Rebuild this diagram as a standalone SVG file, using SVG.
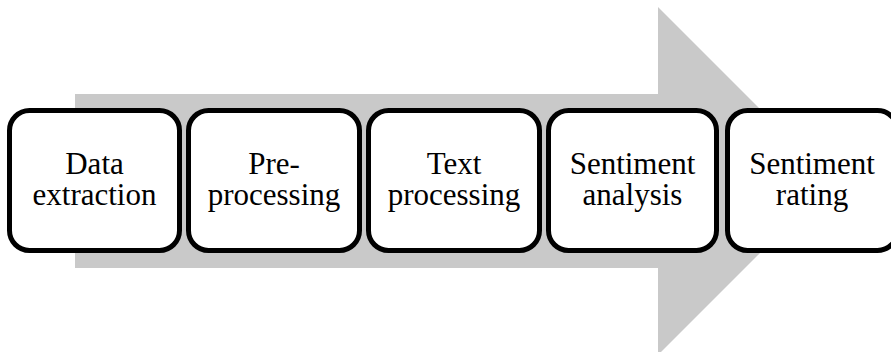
<svg xmlns="http://www.w3.org/2000/svg" width="891" height="352" viewBox="0 0 891 352">
<style>
.box{fill:#fff;stroke:#000;stroke-width:5}
.t{font-family:"Liberation Serif",serif;font-size:31px;fill:#000;text-anchor:middle}
</style>
<rect width="891" height="352" fill="#fff"/>
<g id="arrow">
<path d="M75,94 H658 V7 L832,181 L658,355 V268 H75 Z" fill="#c9c9c9"/>
</g>
<g id="n1"><rect class="box" x="9.5" y="110.5" width="170" height="140" rx="20"/><text class="t" x="94.5" y="174">Data</text><text class="t" x="94.5" y="205">extraction</text></g>
<g id="n2"><rect class="box" x="188.5" y="110.5" width="171" height="140" rx="20"/><text class="t" x="274" y="174">Pre-</text><text class="t" x="274" y="205">processing</text></g>
<g id="n3"><rect class="box" x="368.5" y="110.5" width="171" height="140" rx="20"/><text class="t" x="454" y="174">Text</text><text class="t" x="454" y="205">processing</text></g>
<g id="n4"><rect class="box" x="548.5" y="110.5" width="168" height="140" rx="20"/><text class="t" x="632.5" y="174">Sentiment</text><text class="t" x="632.5" y="205">analysis</text></g>
<g id="n5"><rect class="box" x="727.5" y="110.5" width="170" height="140" rx="20"/><text class="t" x="812" y="174">Sentiment</text><text class="t" x="812" y="205">rating</text></g>
<g id="connectors"></g>
</svg>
━━━━
● Aim
From the material above, copy everything exactly but the pictures.

● Reply
Rebuild this diagram as a standalone SVG file, using SVG.
<svg xmlns="http://www.w3.org/2000/svg" width="891" height="352" viewBox="0 0 891 352">
<style>
.box{fill:#fff;stroke:#000;stroke-width:5}
.t{font-family:"Liberation Serif",serif;font-size:31px;fill:#000;text-anchor:middle}
</style>
<rect width="891" height="352" fill="#fff"/>
<g id="arrow">
<path d="M75,94 H658 V7 L832,181 L658,355 V268 H75 Z" fill="#c9c9c9"/>
</g>
<g id="n1"><rect class="box" x="9.5" y="110.5" width="170" height="140" rx="20"/><text class="t" x="94.5" y="174">Data</text><text class="t" x="94.5" y="205">extraction</text></g>
<g id="n2"><rect class="box" x="188.5" y="110.5" width="171" height="140" rx="20"/><text class="t" x="274" y="174">Pre-</text><text class="t" x="274" y="205">processing</text></g>
<g id="n3"><rect class="box" x="368.5" y="110.5" width="171" height="140" rx="20"/><text class="t" x="454" y="174">Text</text><text class="t" x="454" y="205">processing</text></g>
<g id="n4"><rect class="box" x="548.5" y="110.5" width="168" height="140" rx="20"/><text class="t" x="632.5" y="174">Sentiment</text><text class="t" x="632.5" y="205">analysis</text></g>
<g id="n5"><rect class="box" x="727.5" y="110.5" width="170" height="140" rx="20"/><text class="t" x="812" y="174">Sentiment</text><text class="t" x="812" y="205">rating</text></g>
<g id="connectors"></g>
</svg>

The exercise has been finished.